C++ has no home
On reviewing the new C++ standard, C++14, I’ve come to the conclusion that modern C++ has no home. C and a very limited subset of C++ (colloquially known as C+, which hasn’t seen many improvements since C++98), are at home as systems languages, because very few languages offer the capability to work with constructs that are known to be exculpated from unpredictable performance overhead. They also offer the ability to play with memory in a very raw but controlled way, which can be very useful for systems languages. There are a plethora of higher level languages, run-times and frameworks which are far better at being application languages (both server and client side) than C++ and offer good enough performance, better semantics, far superior standard libraries and far greater productivity than modern C++.

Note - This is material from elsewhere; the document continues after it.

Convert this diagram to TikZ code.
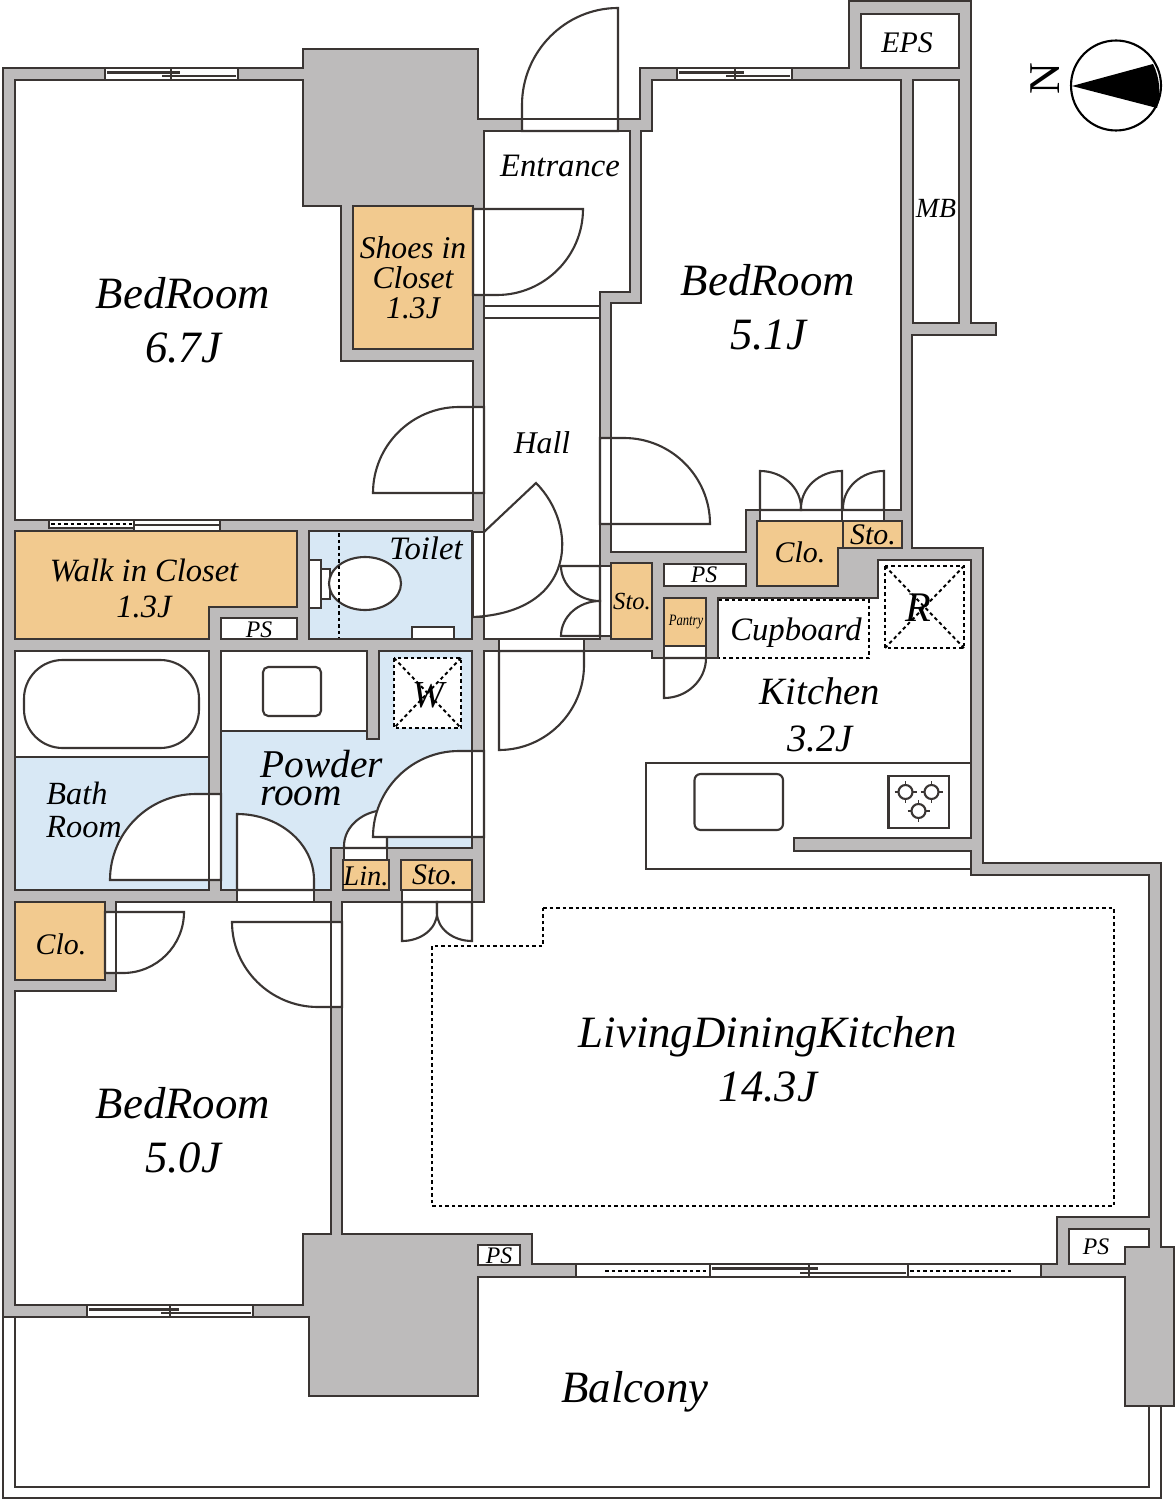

On top of this, C++ has continued to become more complicated (C++98 was already a complicated and semantically obtuse beast) and even as someone who has been working with the language for over 15 years, it can be non-trivial to understand what someone using some of the newer features is trying to achieve. Beyond that, someone trying to make the features of C++ work precludes features being added that actually add something to the language (type safe discriminated unions and de-structuring!). Compile times somehow manage to get worse with each iteration of the language and compiler error messages when something goes wrong with modern C++ mechanisms are notoriously hard to understand. To top this off, the non-trivial semantics make it hard to reason about the performance implication of code when that is the only reason left to use C++ over other languages that offer higher level features.

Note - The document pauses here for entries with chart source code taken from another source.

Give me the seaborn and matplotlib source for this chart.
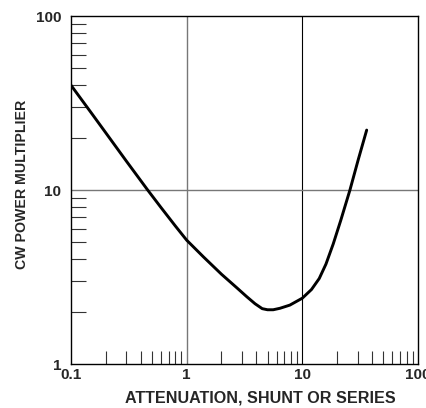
import matplotlib
matplotlib.use("Agg")
import matplotlib.pyplot as plt
import matplotlib.ticker as mticker
import numpy as np
import pandas as pd
import seaborn as sns

# curve (log-log)
attenuation = [0.1, 0.15, 0.2, 0.3, 0.46, 0.6, 0.8, 1.0, 1.4, 2.0, 2.7, 3.3, 3.9,
               4.5, 5.0, 5.6, 6.4, 7.8, 10, 12, 14, 16, 18.5, 21.5, 25.8, 30.4, 36]
multiplier = [40, 27.7, 21.3, 14.7, 10, 7.93, 6.2, 5.15, 4.12, 3.28, 2.75, 2.44, 2.22,
              2.08, 2.05, 2.05, 2.09, 2.18, 2.39, 2.68, 3.1, 3.75, 4.9, 6.7, 10, 14.9, 22.1]

major_x = [0.1, 1, 10, 100]
major_x_labels = ["0.1", "1", "10", "100"]
major_y = [1, 10, 100]
major_y_labels = ["1", "10", "100"]

df = pd.DataFrame({"att": attenuation, "mult": multiplier})

sns.set_style("white")
plt.rcParams["font.family"] = ["Liberation Sans", "DejaVu Sans"]

fig = plt.figure(figsize=(4.26, 4.08), dpi=100)
ax = fig.add_axes([71 / 426, 44 / 408, 347 / 426, 348 / 408])

sns.lineplot(data=df, x="att", y="mult", color="black", linewidth=2.1, ax=ax,
             sort=False)

ax.set_xscale("log")
ax.set_yscale("log")
ax.set_xlim(0.1, 100)
ax.set_ylim(1, 100)

ax.set_xticks(major_x)
ax.set_xticklabels(major_x_labels)
ax.set_yticks(major_y)
ax.set_yticklabels(major_y_labels)
ax.xaxis.set_minor_locator(mticker.LogLocator(base=10, subs=np.arange(2, 10)))
ax.yaxis.set_minor_locator(mticker.LogLocator(base=10, subs=np.arange(2, 10)))
ax.xaxis.set_minor_formatter(mticker.NullFormatter())
ax.yaxis.set_minor_formatter(mticker.NullFormatter())

ax.tick_params(which="major", length=0, labelsize=11, pad=3)
ax.tick_params(axis="y", which="major", pad=7)
ax.tick_params(which="minor", direction="in", width=0.8, color="#333333")
ax.tick_params(axis="y", which="minor", length=10.8, left=True)
ax.tick_params(axis="x", which="minor", length=9.4, bottom=True)
for lab in ax.get_xticklabels() + ax.get_yticklabels():
    lab.set_fontweight("bold")

# grid lines at the inner decades only
ax.axvline(1, color="#777777", linewidth=1.0, zorder=0)
ax.axvline(10, color="black", linewidth=0.8, zorder=0)
ax.axhline(10, color="#777777", linewidth=1.0, zorder=0)

for s in ax.spines.values():
    s.set_color("black")
    s.set_linewidth(1.0)

ax.set_xlabel("ATTENUATION, SHUNT OR SERIES", fontsize=11.6, fontweight="bold",
              labelpad=6)
ax.set_ylabel("CW POWER MULTIPLIER", fontsize=10.2, fontweight="bold", labelpad=5)
# labels sit a little off-centre in the original
ax.xaxis.label.set_x(0.545)
ax.yaxis.label.set_y(0.517)

fig.savefig("out.png", dpi=100)
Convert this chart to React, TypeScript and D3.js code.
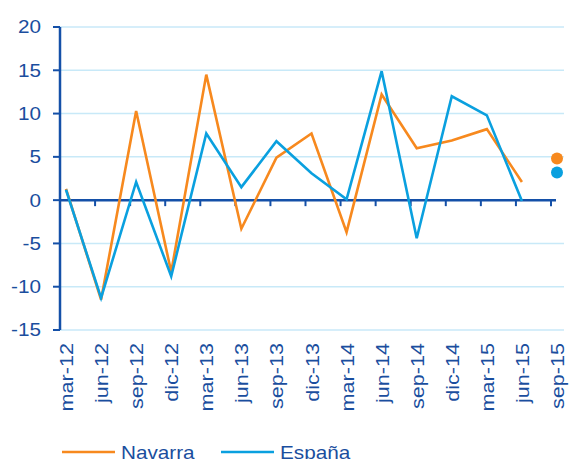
import { useEffect, useRef } from "react";
import { scaleLinear, scalePoint, select, line } from "d3";

const categories = [
  "mar-12", "jun-12", "sep-12", "dic-12",
  "mar-13", "jun-13", "sep-13", "dic-13",
  "mar-14", "jun-14", "sep-14", "dic-14",
  "mar-15", "jun-15", "sep-15",
];
// last value (sep-15) is drawn as a dot only
const navarra = [1.3, -11.5, 10.3, -8.3, 14.5, -3.3, 4.9, 7.7, -3.7, 12.2, 6.0, 6.9, 8.2, 2.1, 4.8];
const espana = [1.2, -11.3, 2.1, -8.8, 7.7, 1.5, 6.8, 3.1, 0.1, 14.9, -4.4, 12.0, 9.8, -0.1, 3.2];
const yTicks = [-15, -10, -5, 0, 5, 10, 15, 20];

const ORANGE = "#F7891E";
const BLUE = "#0AA0DF";
const AXIS = "#1450A8";
const TEXT = "#1A4E9E";
const GRID = "#C8E9F8";
const FONT = "'Liberation Sans', Arial, sans-serif";

function Chart() {
  const ref = useRef<SVGSVGElement>(null);

  useEffect(() => {
    const svg = select(ref.current);
    svg.selectAll("*").remove();

    const x = scalePoint<string>().domain(categories).range([66, 557]);
    const y = scaleLinear().domain([-15, 20]).range([330, 27]);
    const left = 60;
    const right = 564;

    // gridlines
    svg.append("g")
      .selectAll("line")
      .data(yTicks.filter((t) => t !== 0))
      .join("line")
      .attr("x1", left).attr("x2", right)
      .attr("y1", (d) => y(d)).attr("y2", (d) => y(d))
      .attr("stroke", GRID).attr("stroke-width", 1.5);

    // y axis
    svg.append("line")
      .attr("x1", left).attr("x2", left)
      .attr("y1", y(20)).attr("y2", y(-15))
      .attr("stroke", AXIS).attr("stroke-width", 2.5);
    svg.append("g")
      .selectAll("line")
      .data(yTicks)
      .join("line")
      .attr("x1", left - 7).attr("x2", left)
      .attr("y1", (d) => y(d)).attr("y2", (d) => y(d))
      .attr("stroke", AXIS).attr("stroke-width", 2);
    svg.append("g")
      .selectAll("text")
      .data(yTicks)
      .join("text")
      .attr("transform", (d) => `translate(41,${y(d)}) scale(1.15,1)`)
      .attr("dy", "0.36em")
      .attr("text-anchor", "end")
      .attr("font-family", FONT)
      .attr("font-size", 18)
      .attr("fill", TEXT)
      .text((d) => d);

    // zero axis
    svg.append("line")
      .attr("x1", left).attr("x2", 556)
      .attr("y1", y(0)).attr("y2", y(0))
      .attr("stroke", AXIS).attr("stroke-width", 2.5);
    svg.append("g")
      .selectAll("line")
      .data(categories.slice(1))
      .join("line")
      .attr("x1", (d) => (x(d) as number) - 6)
      .attr("x2", (d) => (x(d) as number) - 6)
      .attr("y1", y(0)).attr("y2", y(0) + 6)
      .attr("stroke", AXIS).attr("stroke-width", 2);

    // x labels
    svg.append("g")
      .selectAll("text")
      .data(categories)
      .join("text")
      .attr("transform", (d) => `translate(${(x(d) as number) + 7},343) rotate(-90) scale(1.2,1)`)
      .attr("text-anchor", "end")
      .attr("font-family", FONT)
      .attr("font-size", 18)
      .attr("fill", TEXT)
      .text((d) => d);

    // lines
    const gen = line<number>()
      .x((_, i) => x(categories[i]) as number)
      .y((d) => y(d));
    const series = [
      { values: navarra, color: ORANGE },
      { values: espana, color: BLUE },
    ];
    series.forEach((s) => {
      svg.append("path")
        .attr("d", gen(s.values.slice(0, -1)))
        .attr("fill", "none")
        .attr("stroke", s.color)
        .attr("stroke-width", 2.6)
        .attr("stroke-linejoin", "miter");
      svg.append("circle")
        .attr("cx", x(categories[categories.length - 1]) as number)
        .attr("cy", y(s.values[s.values.length - 1]))
        .attr("r", 6)
        .attr("fill", s.color);
    });

    // legend
    const legend = [
      { name: "Navarra", color: ORANGE, x: 62 },
      { name: "España", color: BLUE, x: 221 },
    ];
    const lg = svg.append("g")
      .selectAll("g")
      .data(legend)
      .join("g")
      .attr("transform", (d) => `translate(${d.x},452)`);
    lg.append("line")
      .attr("x1", 0).attr("x2", 53)
      .attr("stroke", (d) => d.color)
      .attr("stroke-width", 2.6);
    lg.append("text")
      .attr("transform", "translate(59,7) scale(1.15,1)")
      .attr("font-family", FONT)
      .attr("font-size", 18)
      .attr("fill", TEXT)
      .text((d) => d.name);
  }, []);

  return (
    <svg
      ref={ref}
      width={571}
      height={459}
      style={{ position: "fixed", left: 0, top: 0, background: "#fff" }}
    />
  );
}

export default function App() {
  return <Chart />;
}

A large part of the reason for this is the persistence with using textual replacement as the main means to achieve anything in C++. This is the hangover from C, where header files, clumsy separable compilation and the preprocessor were king. The entire problem with templates and C++ compile times in general comes from this mechanism, where instead of relying on sensible and well-defined compiler semantics that transform code into well-defined types that the compiler can hold easily in memory between compilation units (where the compiler only needs to know the symbols and types match, outside of optimisation), templates are essentially an expanded blob of text with some symbols replaced and they have to be expanded (with checks) for every separate compilation unit (sometimes several times), where the semantics might be different each time. In fact, every type and function known to the compiler has to be fully expanded and parsed (with possibly changing semantics) for every compilation unit. Is there a greater sign that this mechanism is broken than the pimpl concept?

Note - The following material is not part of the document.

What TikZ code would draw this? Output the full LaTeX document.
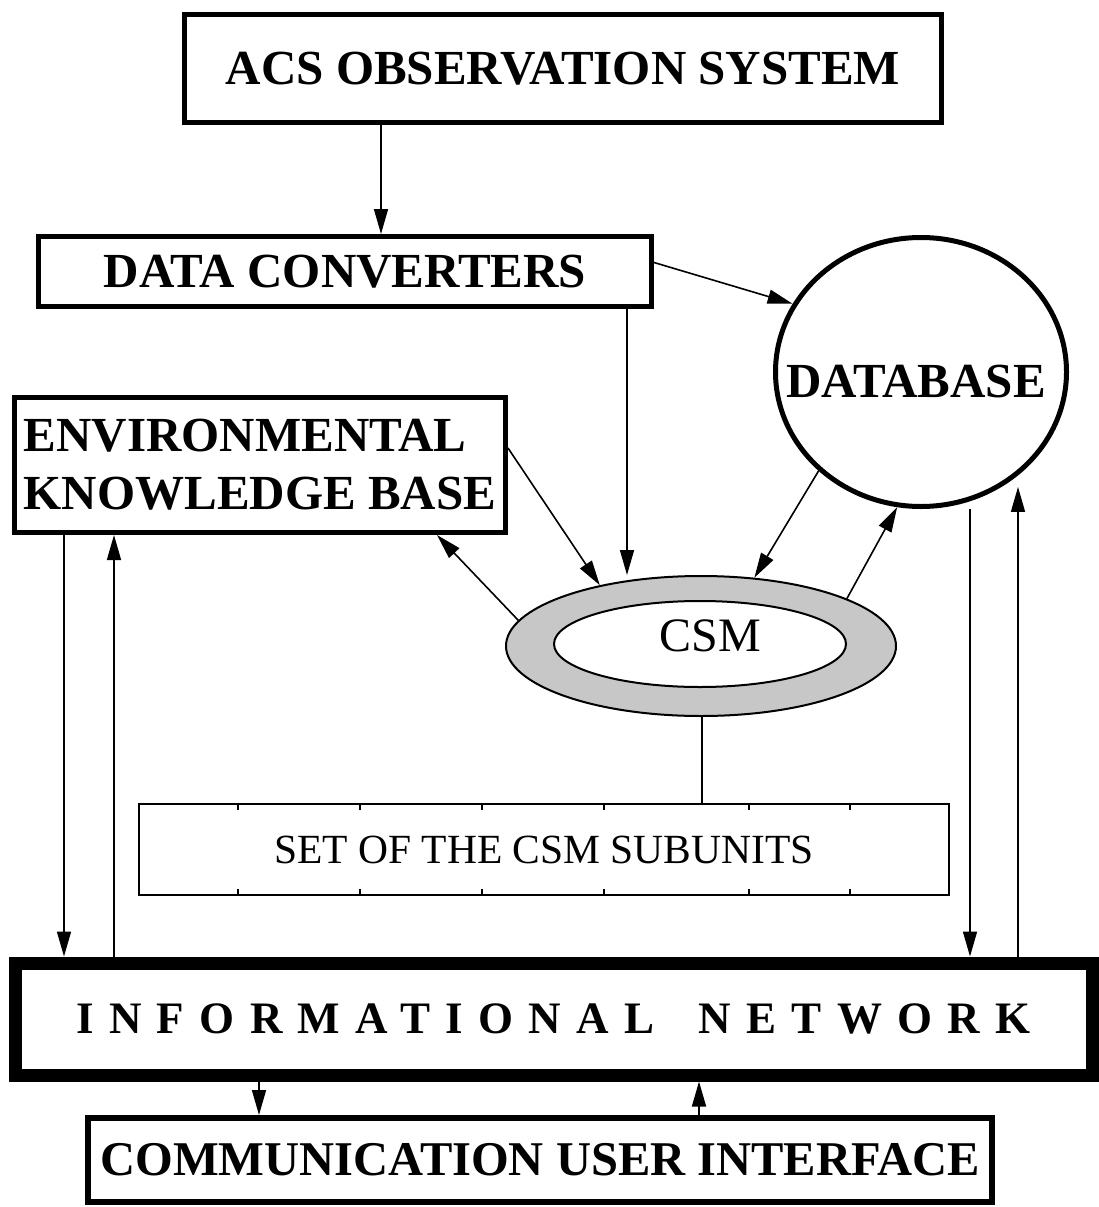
\documentclass[tikz,border=0pt]{standalone}
\usepackage{fontspec}
\setmainfont{Liberation Serif}
\usetikzlibrary{shapes.geometric}
\usetikzlibrary{arrows.meta}

\begin{document}
\begin{tikzpicture}[x=1pt, y=-1pt]
    \tikzstyle{block} = [draw=black, line width=5pt, rectangle, inner sep=0pt, font=\bfseries\fontsize{49}{58}\selectfont];
    \tikzstyle{store} = [draw=black, line width=5pt, ellipse, inner sep=0pt, minimum width=291pt, minimum height=269pt];
    \tikzstyle{ring} = [draw=black, line width=2pt, ellipse, fill=black!22, minimum width=390pt, minimum height=140pt];
    \tikzstyle{core} = [draw=black, line width=2pt, ellipse, fill=white, inner sep=0pt, minimum width=292pt, minimum height=86pt];
    \tikzstyle{subset} = [draw=black, line width=2pt, rectangle, minimum width=810pt, minimum height=91pt, font=\fontsize{41.5}{50}\selectfont];
    \tikzstyle{pointer} = [line width=1.6pt, -{Triangle[length=25pt, width=14pt]}];
    \tikzstyle{link} = [line width=2pt];
    \tikzstyle{sub-tick} = [line width=2pt];

    \useasboundingbox (0,0) rectangle (1099,1207);

    \node[block, minimum width=757pt, minimum height=108pt] (acs) at (563, 68.5) {ACS OBSERVATION SYSTEM};
    \node[block, minimum width=613pt, minimum height=70pt] (conv) at (345, 271.5) {DATA CONVERTERS};
    \node[block, minimum width=491pt, minimum height=135pt, align=left] (env) at (260, 465) {ENVIRONMENTAL\\KNOWLEDGE BASE};
    \node[store, label={[font=\bfseries\fontsize{49}{58}\selectfont, xshift=-5pt, yshift=-10pt]center:DATABASE}] (db) at (921, 372) {};

    \node[ring] (ring) at (701, 646) {};
    \node[core, label={[font=\fontsize{48}{56}\selectfont, xshift=10pt, yshift=8pt]center:CSM}] (csm) at (700, 644) {};

    \node[subset] (sub) at (544, 849.5) {SET OF THE CSM SUBUNITS};
    \foreach \tx in {238, 360, 482, 604, 749, 850} {
        \draw[sub-tick] (\tx, 804) -- (\tx, 810);
        \draw[sub-tick] (\tx, 895) -- (\tx, 889);
    }

    \node[block, line width=13pt, minimum width=1077pt, minimum height=112pt,
          font=\bfseries\fontsize{45}{54}\selectfont\addfontfeature{LetterSpace=34}] (net) at (553.5, 1019) {INFORMATIONAL\hspace{18pt} NETWORK};
    \node[block, line width=6pt, minimum width=904pt, minimum height=84pt,
          font=\bfseries\fontsize{48.5}{56}\selectfont] (cui) at (540, 1160) {COMMUNICATION USER INTERFACE};

    % x positions of the vertical connectors
    \coordinate (acs-down) at (381, 0);
    \coordinate (conv-down) at (627, 0);
    \coordinate (ring-kb) at (437, 0);
    \coordinate (sub-link) at (702, 0);
    \coordinate (kb-down) at (64, 0);
    \coordinate (kb-up) at (114, 0);
    \coordinate (db-down) at (970, 0);
    \coordinate (db-up) at (1018, 0);
    \coordinate (ui-down) at (259, 0);
    \coordinate (ui-up) at (699, 0);

    \draw[pointer] (acs-down |- acs.south) -- (acs-down |- conv.north);
    \draw[pointer] ([yshift=9pt]conv.east) -- (db.152);
    \draw[pointer] (conv-down |- conv.south) -- (conv-down |- ring.north);
    \draw[pointer] ([yshift=17pt]env.east) -- (ring.149);
    \draw[pointer] (db.224) -- (ring.52);
    \draw[pointer] (ring.18) -- (db.260);
    \draw[pointer] (ring.172) -- (ring-kb |- env.south);
    \draw[link] (sub-link |- ring.south) -- (sub-link |- sub.north);

    \draw[pointer] (kb-down |- env.south) -- (kb-down |- net.north);
    \draw[pointer] (kb-up |- net.north) -- (kb-up |- env.south);
    \draw[pointer] (db-down |- db.south) -- (db-down |- net.north);
    \draw[pointer] (db-up |- net.north) -- (db-up |- db.305);
    \draw[pointer] (ui-down |- net.south) -- (ui-down |- cui.north);
    \draw[pointer] (ui-up |- cui.north) -- (ui-up |- net.south);
\end{tikzpicture}
\end{document}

Now, in some circles, what I’m going to say is blasphemy, but, really it is time for language mechanisms based on textual replacement to have a pillow put over their collective faces and for the rest of us to throw a drinking fountain through the window and escape. It’s the reason we can’t have nice things. Other languages manage to provide generic typing and meta-programming mechanisms without mile long compiler messages or one hour compile times (yes, even with types that have different sizes and don’t require boxing). I often see C++ programmers complaining about C++ language features as if the concepts (like generic typing, lambdas/closures and meta-programming) are themselves bad, when it is not the concept, but the C++ implementation that is so horrible.
As an aside, exceptions are also implemented poorly in C++, but for other reasons. In the exception holy war, people tend to pick a side based on whether performance or robustness is the primary goal and C++ can get away with a poor exception handling mechanism because many of the people that use it are on the performance side of the fence and avoid exception handling anyway.
Yes, we have been promised a module system, but I don’t really think it will ever be enough, because the language already brings too much baggage. I think it has actually reached the stage where we need a new language in this space, that offers what C+ and C offer (apart from textual replacement and the clumsy separable compilation mechanism), while bringing in far more sensible versions of the features C++ is trying to provide.